Karla Souza, star of the new feature film “Everybody Loves Somebody,” had found a lot of acting success in her home country of Mexico appearing in popular telenovellas and movies like “Verano de Amor,” “Los Héroes del Norte” and “Nosotros Los Nobles.”
Then, despite friends and family questioning her sanity, Souza left the safety of the work she was doing in Mexico to pursue a career in the United States.
“I had people calling me saying it was the worst decision I could make. Everyone kept telling me about other actors who had moved to Los Angeles and not found work,” Souza says. “But I had started tasting fame and success and being in a comfort zone. That was dangerous.”
Souza, 31, had seen too many actors “become monsters” as soon as they found stardom. That attention wasn’t why Souza spent her life studying acting around the world. She didn’t want to be cast in roles because her last work had been very popular, but wanted to get work based solely on her talent.
Despite how well things were going, Souza moved to Los Angeles to pursue English-language roles. She’s not missed a beat since making that decision, landing a role immediately on the ABC series “How To Get Away with Murder” and “Everybody Loves Somebody.”
And if those two jobs weren’t enough, Souza was also set to star in the first Spanish-language series for Netflix, “Club de Cuervos.” She decided to go with “How to Get Away with Murder” because Souza wanted to act in English-speaking roles.
The language of any role has not been a problem for Souza, who is fluent in Spanish, English and French.
In “Everybody Loves Somebody,” she plays Clara Barro, a successful OB-GYN who can’t get her love life together. She faces some major decisions when she must deal with a potential new boyfriend and an ex-boyfriend who comes back into her life after 10 years.

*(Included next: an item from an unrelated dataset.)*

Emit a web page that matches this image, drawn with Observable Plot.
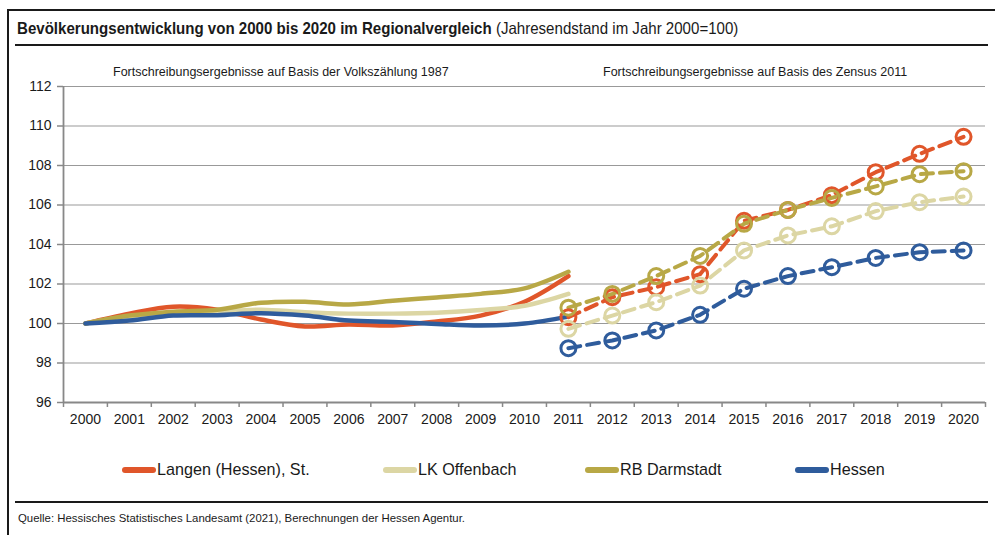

The film features both Spanish and English. The decision of when to use one language or the other was based on the actors hired for the roles. She speaks Spanish with those playing her family but English when dealing with most of her patients.
Many of the the decisions on language were made during filming. Souza liked that approach because it gives the movie a more organic flow.
It wasn’t the language that drew Souza to the script as it was originally for as an English-speaking family living in New York. What Souza liked about the story was that it was different from the traditional romantic comedy.
“My character was written to be very unlikable. In most romantic comedies, the woman is usually only clumsy but always adorable. I wanted this character to feel like she made mistakes. She’s selfish. I wanted her to be a fleshed-out character with three-dimensional traits,” Souza says.
And Souza loved that the story didn’t follow a traditional path with the way the romance goes. Both men in her life have their good and bad points, which makes her final decision less obvious to predict.
The actress has lived a life that is almost as unpredictable as her character. The daughter of a Mexican mother and Chilean father was born in 1985 in Mexico City, but a year later her family moved to Aspen. She returned to Mexico to study acting at the Centro de Educación Artística, a noted school of acting run by Televisa in Mexico. She’s studied in France, London and Moscow.
And now, she’s living in Los Angeles despite the warnings of others. The success she’s had with TV and films has been her way of proving the naysayers wrong.